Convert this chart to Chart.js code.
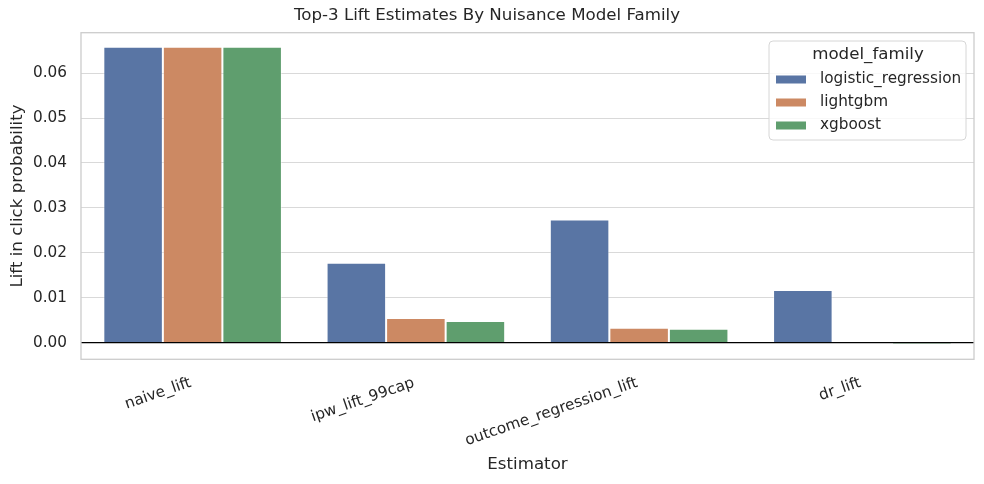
<!DOCTYPE html>
<html>
<head>
<meta charset="utf-8">
<script src="https://cdn.jsdelivr.net/npm/chart.js@4.4.0/dist/chart.umd.min.js"></script>
<style>
  html, body { margin: 0; padding: 0; background: #fff; }
  #wrap { width: 984px; height: 484px; }
</style>
</head>
<body>
<div id="wrap"><canvas id="c" width="984" height="484"></canvas></div>
<script>
const categories = ["naive_lift", "ipw_lift_99cap", "outcome_regression_lift", "dr_lift"];
const seriesNames = ["logistic_regression", "lightgbm", "xgboost"];
const logisticRegression = [0.0659, 0.0178, 0.0274, 0.0117];
const lightgbm = [0.0659, 0.0055, 0.0033, 0.00005];
const xgboost = [0.0659, 0.0048, 0.0031, -0.0003];
const yTicks = [0.00, 0.01, 0.02, 0.03, 0.04, 0.05, 0.06];
const colors = ["#5975a4", "#cc8963", "#5f9e6e"];

const FONT = "'DejaVu Sans', sans-serif";
const TEXT = "#262626";
const F_LABEL = 16.67;
const F_TICK = 15.28;

const framePlugin = {
  id: 'frame',
  afterDatasetsDraw(chart) {
    const {ctx, chartArea: a, scales} = chart;
    ctx.save();
    const y0 = scales.y.getPixelForValue(0);
    ctx.strokeStyle = '#000';
    ctx.lineWidth = 1.3;
    ctx.beginPath();
    ctx.moveTo(a.left, y0);
    ctx.lineTo(a.right, y0);
    ctx.stroke();
    ctx.strokeStyle = '#cccccc';
    ctx.lineWidth = 1.3;
    ctx.strokeRect(a.left, a.top, a.right - a.left, a.bottom - a.top);
    ctx.restore();
  },
  afterDraw(chart) {
    const {ctx} = chart;
    const ds = chart.data.datasets;
    const bx = 769, by = 41, bw = 197, bh = 99, r = 4;
    ctx.save();
    ctx.fillStyle = 'rgba(255,255,255,0.8)';
    ctx.strokeStyle = '#d6d6d6';
    ctx.lineWidth = 1;
    ctx.beginPath();
    ctx.moveTo(bx + r, by);
    ctx.lineTo(bx + bw - r, by);
    ctx.arcTo(bx + bw, by, bx + bw, by + r, r);
    ctx.lineTo(bx + bw, by + bh - r);
    ctx.arcTo(bx + bw, by + bh, bx + bw - r, by + bh, r);
    ctx.lineTo(bx + r, by + bh);
    ctx.arcTo(bx, by + bh, bx, by + bh - r, r);
    ctx.lineTo(bx, by + r);
    ctx.arcTo(bx, by, bx + r, by, r);
    ctx.closePath();
    ctx.fill();
    ctx.stroke();
    ctx.fillStyle = TEXT;
    ctx.font = F_LABEL + "px " + FONT;
    ctx.textAlign = 'center';
    ctx.textBaseline = 'middle';
    ctx.fillText('model_family', 868, 55);
    ctx.font = F_TICK + "px " + FONT;
    ctx.textAlign = 'left';
    ds.forEach((d, i) => {
      const cy = 79.5 + i * 23;
      ctx.fillStyle = d.backgroundColor;
      ctx.fillRect(776, cy - 4, 30, 8);
      ctx.fillStyle = TEXT;
      ctx.fillText(d.label, 820, cy);
    });
    ctx.restore();
  }
};

const values = [logisticRegression, lightgbm, xgboost];

new Chart(document.getElementById('c'), {
  type: 'bar',
  data: {
    labels: categories,
    datasets: seriesNames.map((n, i) => ({
      label: n,
      data: values[i],
      backgroundColor: colors[i],
      borderColor: 'rgba(255,255,255,0.45)',
      borderWidth: 1,
      categoryPercentage: 0.8,
      barPercentage: 1.0
    }))
  },
  options: {
    responsive: false,
    animation: false,
    layout: { padding: { left: 0, right: 10, top: 0, bottom: 0 } },
    plugins: {
      legend: { display: false },
      tooltip: { enabled: false },
      title: {
        display: true,
        text: 'Top-3 Lift Estimates By Nuisance Model Family',
        color: TEXT,
        font: { family: FONT, size: F_LABEL, weight: 'normal' },
        padding: { top: 6, bottom: 6.7 }
      }
    },
    scales: {
      x: {
        grid: { display: false, drawTicks: false },
        border: { display: false },
        ticks: {
          color: TEXT,
          font: { family: FONT, size: F_TICK },
          minRotation: 19,
          maxRotation: 19,
          autoSkip: false,
          padding: 14.5,
          labelOffset: -2
        },
        title: {
          display: true,
          text: 'Estimator',
          color: TEXT,
          font: { family: FONT, size: F_LABEL },
          padding: { top: 0, bottom: 9.5 }
        },
        afterFit(s) { s.height = 124.7; }
      },
      y: {
        min: -0.0037,
        max: 0.069,
        grid: { color: '#d9d9d9', lineWidth: 1.1, drawTicks: false },
        border: { display: false },
        afterBuildTicks(s) { s.ticks = yTicks.map(v => ({ value: v })); },
        ticks: {
          color: TEXT,
          font: { family: FONT, size: F_TICK },
          padding: 14,
          callback: v => Number(v).toFixed(2)
        },
        title: {
          display: true,
          text: 'Lift in click probability',
          color: TEXT,
          font: { family: FONT, size: F_LABEL },
          padding: { top: 7.5, bottom: 0 }
        },
        afterFit(s) { s.width = 81; }
      }
    }
  },
  plugins: [framePlugin]
});
</script>
</body>
</html>
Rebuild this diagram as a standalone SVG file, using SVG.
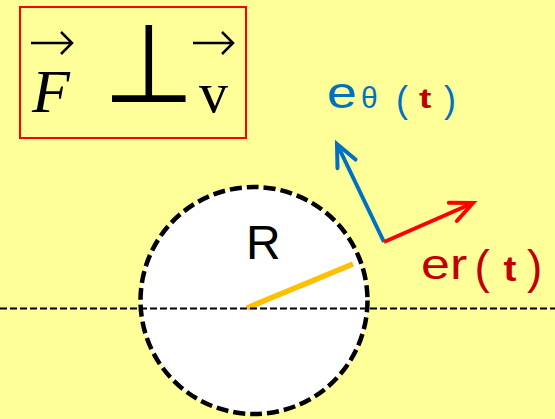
<svg xmlns="http://www.w3.org/2000/svg" width="555" height="419" viewBox="0 0 555 419">
  <style>
    .serif { font-family: "Liberation Serif", "Times New Roman", serif; fill: #000; }
    .sans { font-family: "Liberation Sans", Arial, sans-serif; }
    .blue { fill: #0070C0; }
    .dred { fill: #C00000; }
    .vecbar { fill: none; stroke: #000; stroke-width: 2.5; stroke-linecap: butt; }
  </style>
  <defs>
    <marker id="headBlue" markerUnits="userSpaceOnUse" orient="auto" markerWidth="40" markerHeight="40" refX="0" refY="0" viewBox="-30 -20 40 40" overflow="visible">
      <path d="M-22,-10 L0,0 L-22,10" fill="none" stroke="#0070C0" stroke-width="4" stroke-linecap="round" stroke-linejoin="miter"/>
    </marker>
    <marker id="headRed" markerUnits="userSpaceOnUse" orient="auto" markerWidth="40" markerHeight="40" refX="0" refY="0" viewBox="-30 -20 40 40" overflow="visible">
      <path d="M-22,-10 L0,0 L-22,10" fill="none" stroke="#FF0000" stroke-width="4" stroke-linecap="round" stroke-linejoin="miter"/>
    </marker>
  </defs>

  <rect x="0" y="0" width="555" height="419" fill="#FFFF99"/>

  <g id="formula">
    <rect x="20" y="7" width="226" height="131" fill="none" stroke="#FF0000" stroke-width="2"/>
    <path class="vecbar" d="M31,43 H71 M61,32 L72,43 L61,54"/>
    <text class="serif" x="32" y="112" font-size="62" font-style="italic">F</text>
    <text transform="translate(149,101.5) scale(1.05,1.1)" x="0" y="0" font-family="DejaVu Sans, sans-serif" font-size="100" text-anchor="middle">⊥</text>
    <path class="vecbar" d="M193,43 H232 M222,32 L233,43 L222,54"/>
    <text class="serif" x="199" y="112" font-size="58">v</text>
  </g>

  <g id="circle">
    <circle cx="254" cy="300.5" r="113.5" fill="#FFFFFF" stroke="#000" stroke-width="4.5" stroke-dasharray="12,5"/>
    <line x1="247" y1="308" x2="353" y2="264" stroke="#FFC000" stroke-width="5.5"/>
    <text class="sans" x="246" y="259" font-size="48" fill="#000">R</text>
  </g>

  <g id="axis">
    <line x1="0" y1="308.5" x2="555" y2="308.5" stroke="#000" stroke-width="2" stroke-dasharray="7,3"/>
  </g>

  <g id="connectors">
    <line x1="384" y1="242" x2="337" y2="144" stroke="#0070C0" stroke-width="4" marker-end="url(#headBlue)"/>
    <line x1="384" y1="242" x2="473" y2="203" stroke="#FF0000" stroke-width="4" marker-end="url(#headRed)"/>
  </g>

  <g id="e-theta">
    <text class="sans blue" transform="translate(327,107.6) scale(1,0.83)" x="0" y="0" font-size="54">e</text>
    <text class="sans blue" x="361" y="108" font-size="30">θ</text>
    <text class="sans blue" x="396" y="112" font-size="36">(</text>
    <text class="sans dred" transform="translate(419,107.5) scale(1.17,0.88)" x="0" y="0" font-size="32" font-weight="bold">t</text>
    <text class="sans blue" x="444" y="112" font-size="36">)</text>
  </g>

  <g id="e-r">
    <text class="sans dred" transform="translate(421,279.4) scale(1,0.8)" x="0" y="0" font-size="52">er</text>
    <text class="sans dred" x="474.5" y="283" font-size="46">(</text>
    <text class="sans dred" transform="translate(503.5,281) scale(1.02,0.92)" x="0" y="0" font-size="38" font-weight="bold">t</text>
    <text class="sans dred" x="527" y="283" font-size="46">)</text>
  </g>
</svg>
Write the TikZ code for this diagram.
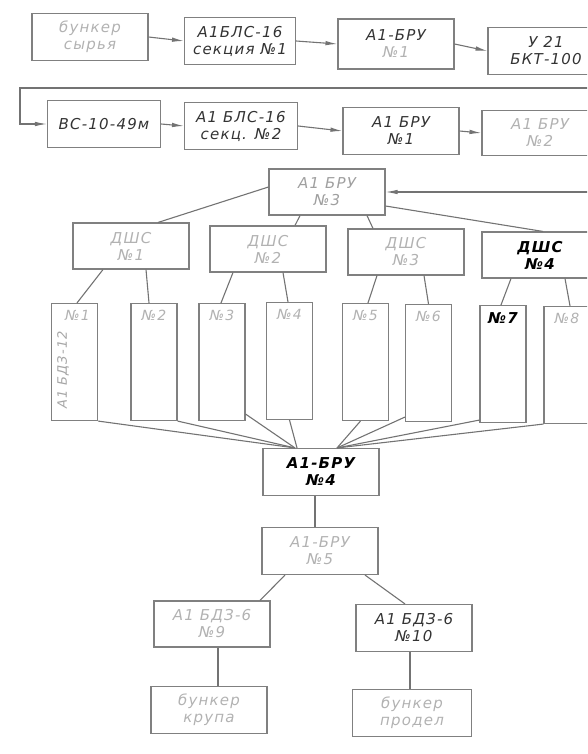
\documentclass[tikz,border=0pt]{standalone}
\usepackage{fontspec}
\setmainfont{DejaVu Sans}[LetterSpace=8]
\usetikzlibrary{arrows.meta}

\begin{document}
\begin{tikzpicture}[x=1pt, y=-1pt,
    box/.style={draw=black!50, line width=1.1pt, minimum width=116pt, minimum height=47pt,
      align=center, inner sep=1pt, font=\fontsize{15}{17}\selectfont\itshape, text=black!80},
    faint/.style={text=gray!60},
    strong/.style={text=black, font=\fontsize{15}{17}\selectfont\itshape\bfseries},
    bin/.style={draw=black!50, line width=1.1pt, minimum width=46pt, minimum height=117pt},
    binlabel/.style={font=\fontsize{14}{16}\selectfont\itshape, text=gray!60, inner sep=1pt},
    link/.style={draw=black!55, line width=1.1pt},
    arr/.style={link, -{Latex[length=12pt, width=4.5pt]}}]
    \clip (0,0) rectangle (587,754);

    % First line of machines
    \node[box, faint] (buns) at (90,37) {бункер\\сырья};
    \node[box, minimum width=111pt] (bls1) at (240,41) {А1БЛС-16\\секция №1};
    \node[box, minimum height=50pt] (bru1a) at (396,44) {А1-БРУ\\{\color{gray!60}№1}};
    \node[box] (u21) at (546,51) {У 21\\БКТ-100};

    % Second line of machines
    \node[box, minimum width=113pt] (vs) at (104,124) {ВС-10-49м};
    \node[box, minimum width=113pt] (bls2) at (241,126) {А1 БЛС-16\\секц. №2};
    \node[box] (bru1b) at (401,131) {А1 БРУ\\№1};
    \node[box, faint, minimum height=45pt] (bru2) at (540,133) {А1 БРУ\\№2};

    % Arrows between them
    \draw[arr] (buns.east) -- (bls1.west);
    \draw[arr] (bls1.east) -- (bru1a.west);
    \draw[arr] (bru1a.east) -- (u21.west);
    \coordinate (retin) at (600,88);
    \coordinate (retturn) at (20,88);
    \draw[arr] (retin) -- (retturn) |- (vs.west);
    \draw[arr] (vs.east) -- (bls2.west);
    \draw[arr] (bls2.east) -- (bru1b.west);
    \draw[arr] (bru1b.east) -- (bru2.west);

    % Distributing bin and the four DШС
    \node[box, minimum height=46pt, text=gray!75] (bru3) at (327,192) {А1 БРУ\\№3};
    \coordinate (bru3in) at (600,192);
    \draw[arr] (bru3in) -- (bru3.east);

    \node[box, faint, minimum height=46pt] (dshs1) at (131,246) {ДШС\\№1};
    \node[box, faint, minimum height=46pt] (dshs2) at (268,249) {ДШС\\№2};
    \node[box, faint, minimum height=46pt] (dshs3) at (406,252) {ДШС\\№3};
    \node[box, strong, minimum height=46pt] (dshs4) at (540,255) {ДШС\\№4};

    \draw[link] ([yshift=5pt]bru3.west) -- ([xshift=27pt]dshs1.north);
    \draw[link] ([xshift=-27pt]bru3.south) -- ([xshift=27pt]dshs2.north);
    \draw[link] ([xshift=40pt]bru3.south) -- ([xshift=-33pt]dshs3.north);
    \draw[link] ([yshift=-14pt]bru3.east) -- ([xshift=3pt]dshs4.north);

    % Bins
    \node[bin] (bin1) at (74.5,362) {};
    \node[bin] (bin2) at (154,362) {};
    \node[bin] (bin3) at (222,362) {};
    \node[bin] (bin4) at (289.5,361) {};
    \node[bin] (bin5) at (365.5,362) {};
    \node[bin] (bin6) at (428.5,363) {};
    \node[bin] (bin7) at (503,364) {};
    \node[bin] (bin8) at (567,365) {};

    \node[binlabel, anchor=north] (bin1l) at ([xshift=3pt, yshift=-6pt]bin1.north) {№1};
    \node[binlabel, anchor=north] (bin2l) at ([yshift=-6pt]bin2.north) {№2};
    \node[binlabel, anchor=north] (bin3l) at ([yshift=-6pt]bin3.north) {№3};
    \node[binlabel, anchor=north] (bin4l) at ([yshift=-6pt]bin4.north) {№4};
    \node[binlabel, anchor=north] (bin5l) at ([yshift=-6pt]bin5.north) {№5};
    \node[binlabel, anchor=north] (bin6l) at ([yshift=-6pt]bin6.north) {№6};
    \node[binlabel, anchor=north, text=black, font=\fontsize{15}{16}\selectfont\itshape\bfseries] (bin7l) at ([yshift=-6pt]bin7.north) {№7};
    \node[binlabel, anchor=north] (bin8l) at ([yshift=-6pt]bin8.north) {№8};
    \node[binlabel, rotate=90, text=gray!70, font=\fontsize{13}{15}\selectfont\itshape] (bin1t) at (63,370) {А1 БДЗ-12};

    \draw[link] ([xshift=-28pt]dshs1.south) -- ([xshift=2.5pt]bin1.north);
    \draw[link] ([xshift=15pt]dshs1.south) -- ([xshift=-5pt]bin2.north);
    \draw[link] ([xshift=-35pt]dshs2.south) -- ([xshift=-1pt]bin3.north);
    \draw[link] ([xshift=15pt]dshs2.south) -- ([xshift=-1.5pt]bin4.north);
    \draw[link] ([xshift=-29pt]dshs3.south) -- ([xshift=2.5pt]bin5.north);
    \draw[link] ([xshift=18pt]dshs3.south) -- (bin6.north);
    \draw[link] ([xshift=-29pt]dshs4.south) -- ([xshift=-2pt]bin7.north);
    \draw[link] ([xshift=25pt]dshs4.south) -- ([xshift=3pt]bin8.north);

    % Collecting bin
    \node[box, strong] (bru4) at (321,472) {А1-БРУ\\№4};

    \draw[link] (bin1.south east) -- ([xshift=-26pt]bru4.north);
    \draw[link] (bin2.south east) -- ([xshift=-26pt]bru4.north);
    \draw[link] ([yshift=7pt]bin3.south east) -- ([xshift=-26pt]bru4.north);
    \draw[link] (bin4.south) -- ([xshift=-24pt]bru4.north);
    \draw[link] ([xshift=-5pt]bin5.south) -- ([xshift=16pt]bru4.north);
    \draw[link] ([yshift=5pt]bin6.south west) -- ([xshift=16pt]bru4.north);
    \draw[link] ([yshift=3pt]bin7.south west) -- ([xshift=16pt]bru4.north);
    \draw[link] (bin8.south west) -- ([xshift=16pt]bru4.north);

    % Last bins and the outputs
    \node[box, faint] (bru5) at (320,551) {А1-БРУ\\№5};
    \node[box, faint, minimum height=46pt] (bdz9) at (212,624) {А1 БДЗ-6\\№9};
    \node[box] (bdz10) at (414,628) {А1 БДЗ-6\\№10};
    \node[box, faint] (krupa) at (209,710) {бункер\\крупа};
    \node[box, faint, minimum width=119pt] (prodel) at (412,713) {бункер\\продел};

    \draw[link] ([xshift=-6pt]bru4.south) -- ([xshift=-5pt]bru5.north);
    \draw[link] ([xshift=-35pt]bru5.south) -- ([xshift=48pt]bdz9.north);
    \draw[link] ([xshift=45pt]bru5.south) -- ([xshift=-9pt]bdz10.north);
    \draw[link] ([xshift=6pt]bdz9.south) -- ([xshift=9pt]krupa.north);
    \draw[link] ([xshift=-4pt]bdz10.south) -- ([xshift=-2pt]prodel.north);
\end{tikzpicture}
\end{document}
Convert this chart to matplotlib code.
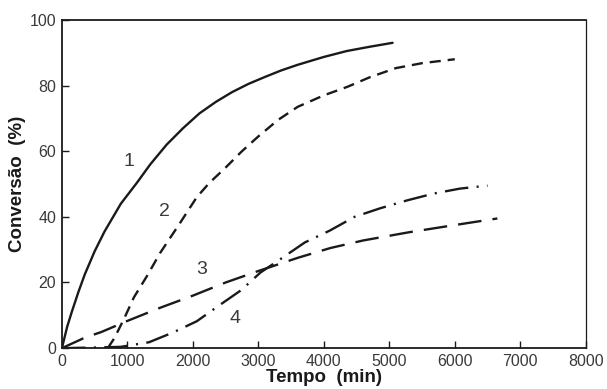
┄┄┄┄┄┄┄┄┄┄┄┄┄┄┄┄┄┄┄┄
## Work to complete
Exactly reproduce the run of lines from the start of the listing through the line with "const F_TICK = 15.28;", inclusive; pictures are not copied.

## Solution
Convert this chart to Chart.js code.
<!DOCTYPE html>
<html>
<head>
<meta charset="utf-8">
<script src="https://cdn.jsdelivr.net/npm/chart.js@4.4.0/dist/chart.umd.min.js"></script>
<style>
  html, body { margin: 0; padding: 0; background: #fff; }
  #wrap { width: 984px; height: 484px; }
</style>
</head>
<body>
<div id="wrap"><canvas id="c" width="984" height="484"></canvas></div>
<script>
const categories = ["naive_lift", "ipw_lift_99cap", "outcome_regression_lift", "dr_lift"];
const seriesNames = ["logistic_regression", "lightgbm", "xgboost"];
const logisticRegression = [0.0659, 0.0178, 0.0274, 0.0117];
const lightgbm = [0.0659, 0.0055, 0.0033, 0.00005];
const xgboost = [0.0659, 0.0048, 0.0031, -0.0003];
const yTicks = [0.00, 0.01, 0.02, 0.03, 0.04, 0.05, 0.06];
const colors = ["#5975a4", "#cc8963", "#5f9e6e"];

const FONT = "'DejaVu Sans', sans-serif";
const TEXT = "#262626";
const F_LABEL = 16.67;
const F_TICK = 15.28;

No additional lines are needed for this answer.